*** Data for processing ***

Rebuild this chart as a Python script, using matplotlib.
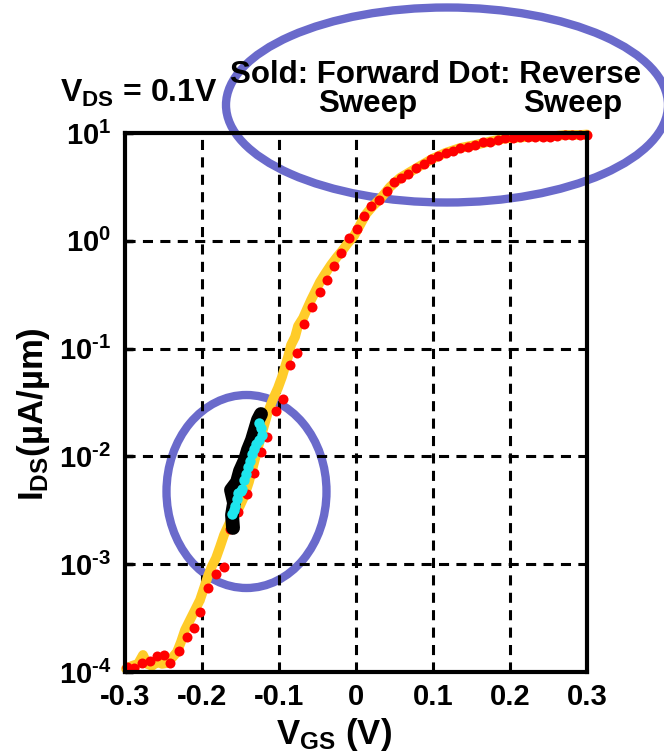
import matplotlib
matplotlib.use("Agg")
import matplotlib.pyplot as plt
from matplotlib.patches import Ellipse

plt.rcParams['font.family'] = ['Liberation Sans', 'DejaVu Sans']
plt.rcParams['font.weight'] = 'bold'
plt.rcParams['mathtext.fontset'] = 'custom'
plt.rcParams['mathtext.rm'] = 'Liberation Sans:bold'
plt.rcParams['mathtext.bf'] = 'Liberation Sans:bold'
plt.rcParams['mathtext.it'] = 'Liberation Sans:bold'
plt.rcParams['mathtext.default'] = 'rm'

# Reverse sweep (red dots): VGS in V, IDS in uA/um
vgs_rev = [-0.298, -0.288, -0.278, -0.268, -0.259, -0.250, -0.241, -0.230, -0.220, -0.211,
           -0.203, -0.192, -0.182, -0.172, -0.164, -0.153, -0.142, -0.133, -0.123, -0.115,
           -0.104, -0.095, -0.086, -0.076, -0.067, -0.057, -0.047, -0.038, -0.028, -0.019,
           -0.009, 0.001, 0.010, 0.020, 0.030, 0.040, 0.049, 0.058, 0.068, 0.078,
           0.088, 0.098, 0.107, 0.117, 0.126, 0.135, 0.145, 0.155, 0.165, 0.174,
           0.184, 0.194, 0.204, 0.213, 0.223, 0.233, 0.243, 0.252, 0.261, 0.271,
           0.281, 0.291, 0.300]
ids_rev = [1.12e-4, 1.08e-4, 1.21e-4, 1.26e-4, 1.41e-4, 1.43e-4, 1.21e-4, 1.57e-4, 2.10e-4, 2.57e-4,
           3.62e-4, 5.97e-4, 8.17e-4, 9.48e-4, 2.11e-3, 3.05e-3, 4.45e-3, 7.01e-3, 1.11e-2, 1.50e-2,
           2.65e-2, 3.43e-2, 7.05e-2, 9.16e-2, 0.170, 0.243, 0.335, 0.433, 0.579, 0.778,
           1.07, 1.29, 1.69, 2.09, 2.39, 2.92, 3.48, 3.84, 4.19, 4.75,
           5.11, 5.68, 6.15, 6.49, 6.85, 7.21, 7.46, 7.74, 8.20, 8.30,
           8.61, 8.93, 8.93, 9.12, 9.12, 9.25, 9.25, 9.25, 9.38, 9.57,
           9.57, 9.57, 9.68]

# Forward sweep (thick yellow line)
vgs_fwd = [-0.2987, -0.2909, -0.2831, -0.2766, -0.2714, -0.2649, -0.2584, -0.2519, -0.2455, -0.2390,
           -0.2325, -0.2273, -0.2221, -0.2156, -0.2091, -0.2026, -0.1974, -0.1922, -0.1870, -0.1818,
           -0.1766, -0.1714, -0.1636, -0.1532, -0.1455, -0.1390, -0.1325, -0.1260, -0.1195, -0.1143,
           -0.1078, -0.1013, -0.0961, -0.0883, -0.0844, -0.0792, -0.0753, -0.0688, -0.0636, -0.0584,
           -0.0532, -0.0468, -0.0403, -0.0325, -0.0247, -0.0182, -0.0104, -0.0026, 0.0052, 0.0130,
           0.0208, 0.0312, 0.0442, 0.0571, 0.0701, 0.0831, 0.0987, 0.1156, 0.1351, 0.1545,
           0.1740, 0.1935, 0.2130, 0.2325, 0.2519, 0.2714, 0.2909, 0.3000]
ids_fwd = [1.07e-4, 1.14e-4, 1.19e-4, 1.44e-4, 1.19e-4, 1.14e-4, 1.24e-4, 1.19e-4, 1.21e-4, 1.35e-4,
           1.53e-4, 1.90e-4, 2.45e-4, 3.04e-4, 3.76e-4, 4.66e-4, 6.01e-4, 7.78e-4, 9.62e-4, 1.14e-3,
           1.45e-3, 1.87e-3, 2.47e-3, 3.19e-3, 4.20e-3, 5.79e-3, 8.69e-3, 1.30e-2, 1.91e-2, 2.58e-2,
           3.40e-2, 4.32e-2, 5.46e-2, 8.36e-2, 0.108, 0.128, 0.162, 0.192, 0.233, 0.282,
           0.335, 0.415, 0.492, 0.597, 0.708, 0.804, 0.955, 1.11, 1.40, 1.77,
           2.06, 2.44, 3.16, 3.83, 4.35, 4.94, 5.74, 6.52, 7.26, 7.74,
           8.34, 8.89, 9.08, 9.29, 9.29, 9.58, 9.58, 9.69]

# Second device, forward (black line) and reverse (cyan dots)
vgs_b_fwd = [-0.1597, -0.1610, -0.1584, -0.1623, -0.1545, -0.1506, -0.1442, -0.1403, -0.1351, -0.1312,
             -0.1273, -0.1234]
ids_b_fwd = [2.17e-3, 2.86e-3, 3.70e-3, 4.88e-3, 5.79e-3, 7.33e-3, 9.27e-3, 1.15e-2, 1.42e-2, 1.76e-2,
             2.18e-2, 2.47e-2]
vgs_b_rev = [-0.1614, -0.1590, -0.1571, -0.1540, -0.1529, -0.1500, -0.1484, -0.1451, -0.1425,
             -0.1399, -0.1380, -0.1355, -0.1320, -0.1299, -0.1262, -0.1225, -0.1240, -0.1256]
ids_b_rev = [2.92e-3, 3.20e-3, 3.47e-3, 4.00e-3, 4.60e-3, 4.75e-3, 5.00e-3, 6.04e-3, 6.90e-3,
             7.93e-3, 9.00e-3, 1.05e-2, 1.17e-2, 1.30e-2, 1.42e-2, 1.58e-2, 1.82e-2, 2.06e-2]

x_ticks = [-0.3, -0.2, -0.1, 0.0, 0.1, 0.2, 0.3]
x_tick_labels = ['-0.3', '-0.2', '-0.1', '0', '0.1', '0.2', '0.3']
y_ticks = [1e-4, 1e-3, 1e-2, 1e-1, 1e0, 1e1]
y_tick_labels = [r'$10^{\text{-}4}$', r'$10^{\text{-}3}$', r'$10^{\text{-}2}$',
                 r'$10^{\text{-}1}$', r'$10^{0}$', r'$10^{1}$']

W, H = 664, 754
fig = plt.figure(figsize=(W / 100, H / 100), dpi=100)
ax = fig.add_axes([125 / W, 1 - 672 / H, 462 / W, 539 / H])
ax.set_facecolor('none')
ax.set_yscale('log')
ax.set_xlim(-0.3, 0.3)
ax.set_ylim(1e-4, 1e1)

dash = (0, (3.3, 2.4))
for xv in x_ticks[1:-1]:
    ax.axvline(xv, color='black', lw=2.2, ls=dash, zorder=1)
for yv in y_ticks[1:-1]:
    ax.axhline(yv, color='black', lw=2.2, ls=dash, zorder=1)

ax.plot(vgs_fwd, ids_fwd, color='#ffcc29', lw=7, solid_joinstyle='round',
        solid_capstyle='round', zorder=3, clip_on=False)
ax.plot(vgs_rev, ids_rev, 'o', color='#ff0000', ms=7.2, mec='none', zorder=4, clip_on=False)
ax.plot(vgs_b_fwd, ids_b_fwd, color='black', lw=10, solid_joinstyle='round',
        solid_capstyle='round', zorder=5)
ax.plot(vgs_b_rev, ids_b_rev, 'o', color='#1ee6ee', ms=7.5, mec='none', zorder=6)

ax.set_xticks(x_ticks)
ax.set_xticklabels(x_tick_labels)
ax.set_yticks(y_ticks)
ax.set_yticklabels(y_tick_labels)
ax.minorticks_off()
ax.tick_params(axis='both', direction='in', length=6, width=2.5, labelsize=21)
ax.tick_params(axis='y', pad=10)
ax.tick_params(axis='x', pad=8, length=0)
for s in ax.spines.values():
    s.set_linewidth(3)
    s.set_zorder(7)

fig.text(334 / W, 1 - 744 / H, r'$V_{GS}$ (V)', fontsize=25, ha='center', va='baseline')
fig.text(33 / W, 1 - 414 / H, r'$I_{DS}$(µA/µm)', fontsize=25, ha='center', va='center',
         rotation=90)

fig.text(60 / W, 1 - 102 / H, r'$V_{DS}$ = 0.1V', fontsize=23, ha='left', va='baseline', zorder=10)
fig.text(230 / W, 1 - 83 / H, 'Sold: Forward', fontsize=22.5, ha='left', va='baseline', zorder=10)
fig.text(318 / W, 1 - 112 / H, 'Sweep', fontsize=22.5, ha='left', va='baseline', zorder=10)
fig.text(448 / W, 1 - 83 / H, 'Dot: Reverse', fontsize=22.5, ha='left', va='baseline', zorder=10)
fig.text(523 / W, 1 - 112 / H, 'Sweep', fontsize=22.5, ha='left', va='baseline', zorder=10)

ring = '#6a6acb'
fig.add_artist(Ellipse((447 / W, 1 - 105 / H), 442 / W, 195 / H, transform=fig.transFigure,
                       fill=False, ec=ring, lw=6, zorder=-1))
fig.add_artist(Ellipse((246.5 / W, 1 - 491.5 / H), 160 / W, 193 / H, transform=fig.transFigure,
                       fill=False, ec=ring, lw=6, zorder=-1))

fig.savefig('out.png', dpi=100)
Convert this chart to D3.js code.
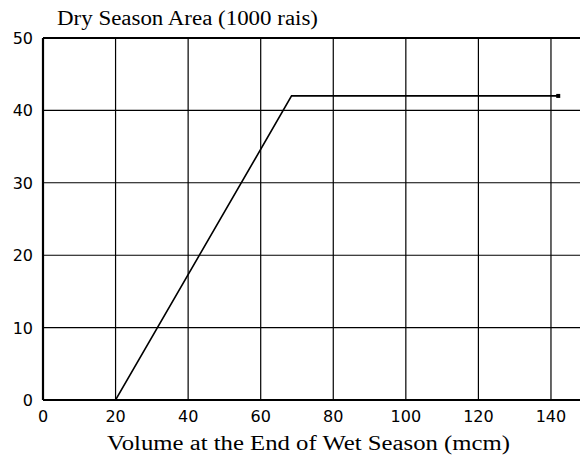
<script src="https://d3js.org/d3.v7.min.js"></script>
<style>
body { margin: 0; background: #fff; }
</style>
<div id="chart"></div>
<script>
// breakpoints of the curve (volume in mcm, area in 1000 rais)
var volume = [0, 20, 68.5, 142];
var area = [0, 0, 42, 42];
var xTicks = [0, 20, 40, 60, 80, 100, 120, 140];
var yTicks = [0, 10, 20, 30, 40, 50];

var width = 580, height = 459;

var svg = d3.select("#chart")
  .append("svg")
    .attr("width", width)
    .attr("height", height);

var x = d3.scaleLinear()
  .domain([0, 148])
  .range([43, 580]);

var y = d3.scaleLinear()
  .domain([0, 50])
  .range([400, 38]);

// grid
svg.append("g")
  .selectAll("line.v")
  .data(xTicks)
  .enter().append("line")
    .attr("x1", function(d) { return x(d); })
    .attr("x2", function(d) { return x(d); })
    .attr("y1", y(0))
    .attr("y2", y(50))
    .attr("stroke", "#000")
    .attr("stroke-width", function(d) { return d == 0 ? 2.2 : 1.2; });

svg.append("g")
  .selectAll("line.h")
  .data(yTicks)
  .enter().append("line")
    .attr("x1", x(0))
    .attr("x2", width)
    .attr("y1", function(d) { return y(d); })
    .attr("y2", function(d) { return y(d); })
    .attr("stroke", "#000")
    .attr("stroke-width", function(d) { return (d == 0 || d == 50) ? 2 : 1.1; });

// tick labels
svg.append("g")
  .selectAll("text")
  .data(xTicks)
  .enter().append("text")
    .attr("x", function(d) { return x(d); })
    .attr("y", y(0) + 22)
    .attr("text-anchor", "middle")
    .style("font-family", "'DejaVu Sans', sans-serif")
    .style("font-size", "16px")
    .text(function(d) { return d; });

svg.append("g")
  .selectAll("text")
  .data(yTicks)
  .enter().append("text")
    .attr("x", 33)
    .attr("y", function(d) { return y(d) + 6; })
    .attr("text-anchor", "end")
    .style("font-family", "'DejaVu Sans', sans-serif")
    .style("font-size", "16px")
    .text(function(d) { return d; });

// titles
svg.append("text")
  .attr("x", 57)
  .attr("y", 25)
  .attr("textLength", 261)
  .attr("lengthAdjust", "spacingAndGlyphs")
  .style("font-family", "'Liberation Serif', serif")
  .style("font-size", "20px")
  .text("Dry Season Area (1000 rais)");

svg.append("text")
  .attr("x", 107)
  .attr("y", 450)
  .attr("textLength", 403)
  .attr("lengthAdjust", "spacingAndGlyphs")
  .style("font-family", "'Liberation Serif', serif")
  .style("font-size", "20px")
  .text("Volume at the End of Wet Season (mcm)");

// curve
svg.append("path")
  .datum(volume)
  .attr("fill", "none")
  .attr("stroke", "#000")
  .attr("stroke-width", 1.6)
  .attr("d", d3.line()
    .x(function(d) { return x(d); })
    .y(function(d, i) { return y(area[i]); })
  );

svg.append("rect")
  .attr("x", x(volume[3]) - 2)
  .attr("y", y(area[3]) - 2)
  .attr("width", 4)
  .attr("height", 4)
  .attr("fill", "#000");
</script>
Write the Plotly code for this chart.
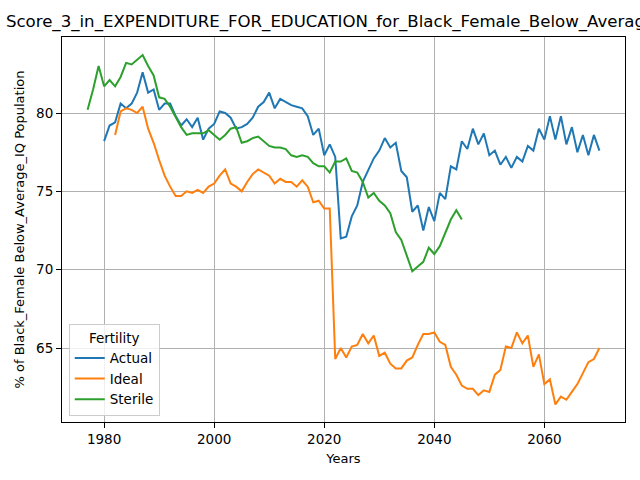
import plotly.graph_objects as go

# values
actual_years = list(range(1980, 2071))
actual = [78.2, 79.2, 79.4, 80.6, 80.3, 80.6, 81.3, 82.6, 81.3, 81.5,
          80.2, 80.6, 80.6, 79.8, 79.2, 79.6, 79.1, 79.7, 78.3, 79.0,
          79.3, 80.1, 80.0, 79.7, 79.0, 79.1, 79.3, 79.7, 80.4, 80.7,
          81.3, 80.3, 80.9, 80.7, 80.5, 80.4, 80.3, 79.8, 78.6, 79.0,
          77.3, 78.0, 77.2, 72.0, 72.1, 73.4, 74.1, 75.6, 76.3, 77.1,
          77.6, 78.4, 77.8, 78.1, 76.3, 75.9, 73.7, 74.1, 72.5, 74.0,
          73.1, 74.9, 74.5, 76.6, 76.4, 78.2, 77.7, 79.0, 78.0, 78.7,
          77.3, 77.6, 76.7, 77.2, 76.5, 77.2, 76.9, 77.9, 77.6, 79.0,
          78.3, 79.8, 78.3, 79.8, 78.0, 79.1, 77.5, 78.6, 77.3, 78.6,
          77.6]

ideal_years = list(range(1982, 2071))
ideal = [78.6, 80.1, 80.3, 80.2, 80.0, 80.4, 79.0, 78.1,
         77.0, 76.0, 75.3, 74.7, 74.7, 75.0, 74.9, 75.1, 74.9, 75.3,
         75.5, 76.0, 76.4, 75.5, 75.3, 75.0, 75.6, 76.1, 76.4, 76.2,
         76.0, 75.5, 75.8, 75.6, 75.6, 75.3, 75.7, 75.3, 74.3, 74.4,
         73.9, 73.9, 64.3, 65.0, 64.4, 65.1, 65.2, 65.9, 65.3, 65.8,
         64.5, 64.7, 64.0, 63.7, 63.7, 64.2, 64.4, 65.2, 65.9, 65.9,
         66.0, 65.4, 65.2, 63.8, 63.3, 62.6, 62.4, 62.4, 62.0, 62.3,
         62.2, 63.3, 63.6, 65.1, 65.0, 66.0, 65.3, 65.8, 63.8, 64.6,
         62.7, 63.0, 61.4, 61.9, 61.7, 62.2, 62.7, 63.4, 64.1, 64.3,
         65.0]

sterile_years = list(range(1977, 2046))
sterile = [80.2, 81.5, 83.0,
           81.7, 82.1, 81.7, 82.3, 83.2, 83.1, 83.4, 83.7, 83.0, 82.4,
           81.0, 80.9, 80.4, 79.7, 79.1, 78.6, 78.7, 78.7, 78.7, 78.9,
           78.6, 78.3, 78.6, 79.0, 79.1, 78.1, 78.2, 78.4, 78.5, 78.2,
           77.9, 77.8, 77.8, 77.7, 77.3, 77.2, 77.3, 77.2, 76.8, 76.6,
           76.6, 76.2, 76.9, 76.9, 77.1, 76.3, 76.2, 75.6, 74.6, 74.9,
           74.4, 74.1, 73.6, 72.4, 71.9, 70.9, 69.9, 70.2, 70.5, 71.4,
           71.0, 71.5, 72.3, 73.2, 73.8, 73.2]

fig = go.Figure()
fig.add_trace(go.Scatter(x=actual_years, y=actual, mode="lines", name="Actual",
                         line=dict(color="#1f77b4", width=2)))
fig.add_trace(go.Scatter(x=ideal_years, y=ideal, mode="lines", name="Ideal",
                         line=dict(color="#ff7f0e", width=2)))
fig.add_trace(go.Scatter(x=sterile_years, y=sterile, mode="lines", name="Sterile",
                         line=dict(color="#2ca02c", width=2)))

axis_style = dict(
    showgrid=True, gridcolor="#b0b0b0", gridwidth=1,
    showline=True, linecolor="black", linewidth=1, mirror=True,
    ticks="outside", ticklen=5, tickcolor="black", zeroline=False,
    tickfont=dict(size=13.5, color="black"), automargin=False,
)

fig.update_layout(
    width=640, height=480,
    margin=dict(l=62, r=15, t=37, b=58),
    paper_bgcolor="white", plot_bgcolor="white",
    font=dict(family="DejaVu Sans", size=13, color="black"),
    title=dict(text="Score_3_in_EXPENDITURE_FOR_EDUCATION_for_Black_Female_Below_Average_IQ",
               x=0.537, xanchor="center", y=0.955, yanchor="middle",
               font=dict(size=16.6)),
    xaxis=dict(range=[1972.35, 2074.65], tickvals=[1980, 2000, 2020, 2040, 2060],
               title=dict(text="Years", font=dict(size=13), standoff=7), **axis_style),
    yaxis=dict(range=[60.28, 84.85], tickvals=[65, 70, 75, 80],
               title=dict(text="% of Black_Female Below_Average_IQ Population",
                          font=dict(size=13), standoff=8), **axis_style),
    legend=dict(x=0.012, y=0.015, xanchor="left", yanchor="bottom",
                bgcolor="rgba(255,255,255,0.8)", bordercolor="#cccccc", borderwidth=1,
                title=dict(text="Fertility", side="top center", font=dict(size=13.5)),
                font=dict(size=13.5), tracegroupgap=0),
    showlegend=True,
)

# drop the page's default body margin so the figure sits at the window corner
fig.write_html("out.html", config={"displayModeBar": False},
               post_script="document.body.style.margin='0';")
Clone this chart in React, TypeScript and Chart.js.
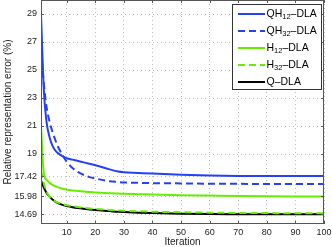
import React, { useEffect, useRef } from "react";
import { Chart, registerables } from "chart.js";

Chart.register(...registerables);

const iterations = [1, 2, 3, 4, 5, 6, 7, 8, 9, 10, 12, 14, 16, 18, 20, 25, 28, 30, 35, 40, 50, 60, 70, 80, 90, 100];
const qh12 = [29, 23.5, 21.2, 20.2, 19.6, 19.25, 19.05, 18.9, 18.8, 18.7, 18.6, 18.5, 18.4, 18.3, 18.2, 17.9, 17.75, 17.7, 17.65, 17.6, 17.52, 17.46, 17.43, 17.42, 17.42, 17.42];
const qh32 = [26.5, 24.0, 22.3, 21.3, 20.6, 20.0, 19.5, 19.1, 18.75, 18.45, 18.0, 17.7, 17.5, 17.35, 17.25, 17.05, 17.0, 16.97, 16.94, 16.92, 16.9, 16.88, 16.87, 16.86, 16.86, 16.86];
const h12 = [21, 17.6, 17.15, 16.95, 16.8, 16.7, 16.62, 16.55, 16.5, 16.45, 16.4, 16.36, 16.32, 16.28, 16.25, 16.2, 16.17, 16.16, 16.13, 16.1, 16.06, 16.03, 16.0, 15.98, 15.97, 15.97];
const h32 = [17.8, 16.9, 16.3, 15.95, 15.75, 15.62, 15.53, 15.45, 15.39, 15.34, 15.27, 15.21, 15.16, 15.11, 15.07, 15.0, 14.97, 14.95, 14.91, 14.88, 14.84, 14.81, 14.79, 14.78, 14.77, 14.77];
const qdla = [17.1, 16.6, 16.2, 15.95, 15.75, 15.6, 15.49, 15.4, 15.33, 15.28, 15.2, 15.14, 15.09, 15.04, 15.0, 14.92, 14.87, 14.85, 14.81, 14.78, 14.74, 14.71, 14.7, 14.69, 14.69, 14.69];

const yTicks = [14.69, 15.98, 17.42, 19, 21, 23, 25, 27, 29];
const xTicks = [10, 20, 30, 40, 50, 60, 70, 80, 90, 100];

// legend labels: [main, subscript, rest]
const legendParts: [string, string, string][] = [
  ["QH", "12", "–DLA"],
  ["QH", "32", "–DLA"],
  ["H", "12", "–DLA"],
  ["H", "32", "–DLA"],
  ["Q–DLA", "", ""],
];

const BLUE = "rgb(38,64,245)";
const GREEN = "rgb(102,238,0)";
const FONT = "'Liberation Sans', Arial, sans-serif";

const boxPlugin = {
  id: "boxPlugin",
  afterDraw(chart: any) {
    const { ctx, chartArea: a, scales } = chart;
    ctx.save();
    ctx.strokeStyle = "#555";
    ctx.lineWidth = 1;
    ctx.strokeRect(Math.round(a.left) + 0.5, Math.round(a.top) + 0.5, Math.round(a.right - a.left) - 1, Math.round(a.bottom - a.top) - 1);
    const tl = 3;
    ctx.beginPath();
    for (const v of yTicks) {
      const y = Math.round(scales.y.getPixelForValue(v)) + 0.5;
      ctx.moveTo(a.left, y); ctx.lineTo(a.left + tl, y);
      ctx.moveTo(a.right, y); ctx.lineTo(a.right - tl, y);
    }
    for (const v of xTicks) {
      const x = Math.round(scales.x.getPixelForValue(v)) + 0.5;
      ctx.moveTo(x, a.bottom); ctx.lineTo(x, a.bottom - tl);
      ctx.moveTo(x, a.top); ctx.lineTo(x, a.top + tl);
    }
    ctx.stroke();

    // legend
    const lx = 232, ly = 4, lw = 89, lh = 85;
    ctx.fillStyle = "#fff";
    ctx.fillRect(lx, ly, lw, lh);
    ctx.strokeStyle = "#333";
    ctx.strokeRect(lx + 0.5, ly + 0.5, lw, lh);
    chart.data.datasets.forEach((ds: any, i: number) => {
      const cy = ly + 10 + i * 17;
      ctx.beginPath();
      ctx.strokeStyle = ds.borderColor;
      ctx.lineWidth = 2;
      ctx.setLineDash(ds.borderDash || []);
      ctx.moveTo(238, cy);
      ctx.lineTo(265, cy);
      ctx.stroke();
      ctx.setLineDash([]);
      const [m, s, r] = legendParts[i];
      ctx.fillStyle = "#000";
      ctx.textBaseline = "middle";
      ctx.textAlign = "left";
      let x = 266.5;
      ctx.font = `10.5px ${FONT}`;
      ctx.fillText(m, x, cy);
      x += ctx.measureText(m).width;
      if (s) {
        ctx.font = `7.5px ${FONT}`;
        ctx.fillText(s, x, cy + 3);
        x += ctx.measureText(s).width;
        ctx.font = `10.5px ${FONT}`;
        ctx.fillText(r, x, cy);
      }
    });
    ctx.restore();
  },
};

export default function App() {
  const ref = useRef<HTMLCanvasElement>(null);
  useEffect(() => {
    document.body.style.margin = "0";
    const mk = (label: string, data: number[], color: string, dash?: number[]) => ({
      label,
      data: iterations.map((x, i) => ({ x, y: data[i] })),
      borderColor: color,
      backgroundColor: color,
      borderWidth: 2,
      borderDash: dash,
      pointRadius: 0,
      cubicInterpolationMode: "monotone" as const,
      fill: false,
    });
    const chart = new Chart(ref.current!, {
      type: "line",
      data: {
        datasets: [
          mk("QH12-DLA", qh12, BLUE),
          mk("QH32-DLA", qh32, BLUE, [7, 4]),
          mk("H12-DLA", h12, GREEN),
          mk("H32-DLA", h32, GREEN, [7, 4]),
          mk("Q-DLA", qdla, "#000"),
        ],
      },
      options: {
        responsive: false,
        animation: false,
        layout: { padding: { top: 0, right: 8, left: 0, bottom: 0 } },
        plugins: { legend: { display: false }, tooltip: { enabled: false } },
        scales: {
          x: {
            type: "linear",
            min: 1,
            max: 100,
            afterBuildTicks: (s: any) => { s.ticks = xTicks.map((v) => ({ value: v })); },
            afterFit: (s: any) => { s.height = 23; s.paddingLeft = 0; s.paddingRight = 0; },
            ticks: { font: { family: FONT, size: 9 }, color: "#222", padding: 3, maxRotation: 0, autoSkip: false },
            grid: { color: "#bbb", drawTicks: false, lineWidth: 1 },
            border: { display: false, dash: [1, 3] },
            title: { display: true, text: "Iteration", font: { family: FONT, size: 10, lineHeight: 1 }, color: "#222", padding: 0 },
          },
          y: {
            type: "linear",
            min: 14,
            max: 30,
            afterBuildTicks: (s: any) => { s.ticks = yTicks.map((v) => ({ value: v })); },
            afterFit: (s: any) => { s.width = 41; s.paddingTop = 0; s.paddingBottom = 0; },
            ticks: { font: { family: FONT, size: 9 }, color: "#222", padding: 4, autoSkip: false, callback: (v: any) => String(v) },
            grid: { color: "#bbb", drawTicks: false, lineWidth: 1 },
            border: { display: false, dash: [1, 3] },
            title: { display: true, text: "Relative representation error (%)", font: { family: FONT, size: 10, lineHeight: 1.2 }, color: "#222", padding: { top: 2, bottom: 0 } },
          },
        },
      },
      plugins: [boxPlugin],
    });
    return () => chart.destroy();
  }, []);
  return <canvas ref={ref} width={332} height={247} style={{ display: "block" }} />;
}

***

**Problem description**
Begin at the top of the material above and output each line exactly, stopping after the line that holds "plt.rcParams['mathtext.default'] = 'rm'". Leave out pictures.

**Written solution**
Rebuild this chart as a Python script, using matplotlib.
import matplotlib
matplotlib.use("Agg")
import matplotlib.pyplot as plt
from matplotlib.patches import Ellipse

plt.rcParams['font.family'] = ['Liberation Sans', 'DejaVu Sans']
plt.rcParams['font.weight'] = 'bold'
plt.rcParams['mathtext.fontset'] = 'custom'
plt.rcParams['mathtext.rm'] = 'Liberation Sans:bold'
plt.rcParams['mathtext.bf'] = 'Liberation Sans:bold'
plt.rcParams['mathtext.it'] = 'Liberation Sans:bold'
plt.rcParams['mathtext.default'] = 'rm'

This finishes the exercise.